Challenges in implementing credit control policies

Credit control policies are essential for businesses and financial institutions to maintain cash flow, minimize bad debts, and ensure financial stability. However, implementing these policies often comes with significant challenges that can impact efficiency and profitability. While credit control helps organizations manage risks associated with lending and credit transactions, various factors make enforcement complex and sometimes ineffective.
Inconsistent Policy Enforcement
One of the biggest challenges in implementing credit control policies is ensuring consistent enforcement across all levels of an organization. Businesses may draft well-structured policies, but if employees responsible for credit control do not apply them uniformly, they become ineffective. Some sales teams may prioritize hitting targets over strict adherence to credit policies, leading to lenient credit approvals and increased risk of bad debts. Additionally, favoritism or lack of strict monitoring may result in certain customers receiving preferential treatment, undermining the integrity of the credit control system.
Economic Fluctuations and Market Conditions
External economic factors can significantly impact the implementation of credit control policies. During economic downturns, businesses may struggle to enforce strict credit terms as customers face financial hardships. Companies may be forced to extend credit periods or restructure repayment plans, which can strain cash flow. On the other hand, during periods of rapid economic growth, businesses may extend more credit than usual to capitalize on market opportunities, potentially increasing exposure to credit risk.

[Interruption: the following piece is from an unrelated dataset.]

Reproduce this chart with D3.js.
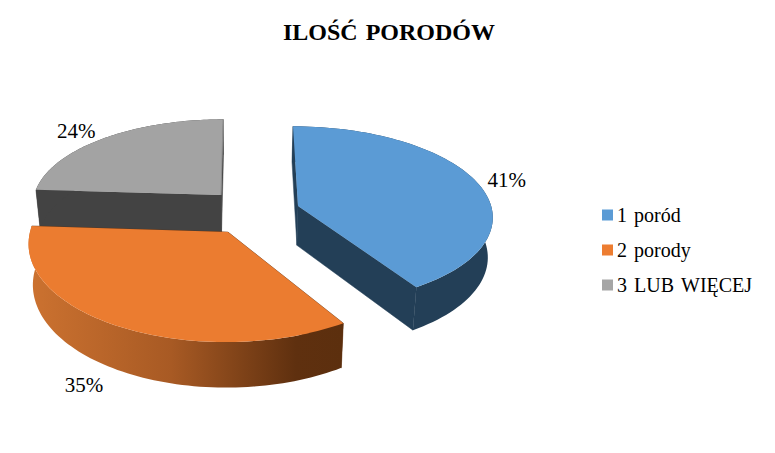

Resistance from Customers and Business Partners
Many customers, especially long-term clients, may resist strict credit policies. Businesses often face pushback when introducing tighter credit terms, as customers may prefer more flexible payment arrangements. Some clients may even switch to competitors offering more lenient credit terms, forcing businesses to strike a balance between risk management and customer retention. Additionally, business partners and suppliers may have differing credit control expectations, making it difficult to align policies across various stakeholders.
Lack of Advanced Credit Assessment Tools
Effective credit control relies on accurate assessment of a customer’s creditworthiness. However, many businesses, particularly small and medium enterprises (SMEs), lack access to sophisticated credit assessment tools and financial data analytics. Without comprehensive credit reports, businesses may approve credit based on limited financial history, increasing the risk of non-payment. Furthermore, outdated manual credit assessment methods can lead to errors, inefficiencies, and slow decision-making, negatively affecting credit control implementation.
Legal and Regulatory Challenges
Compliance with credit regulations and legal frameworks can be another hurdle in implementing credit control policies. Different countries have varying laws governing credit transactions, debt collection, and consumer protection, making it necessary for businesses to stay updated on regulatory requirements. Failure to comply with legal guidelines can lead to penalties, legal disputes, and reputational damage. Additionally, some regulations may limit how aggressively businesses can pursue debt recovery, further complicating credit control efforts.
Inadequate Training and Awareness
Successful credit control policies require well-trained personnel who understand risk assessment, debt collection, and customer relationship management. However, many organizations fail to provide adequate training to employees handling credit operations. Without proper knowledge and skills, staff members may make poor credit decisions or struggle to enforce policies effectively. Training gaps can also lead to misunderstandings between departments, causing conflicts between sales teams and credit control officers.
Technological Limitations
In today’s digital era, automation and data-driven decision-making play a crucial role in credit control. However, some businesses still rely on outdated systems or manual processes, making credit management inefficient. Without modern credit management software, businesses may struggle with tracking outstanding payments, analyzing credit risk, and streamlining debt recovery efforts. Investing in advanced credit control systems can be costly, making it a challenge for smaller businesses to implement robust credit management strategies.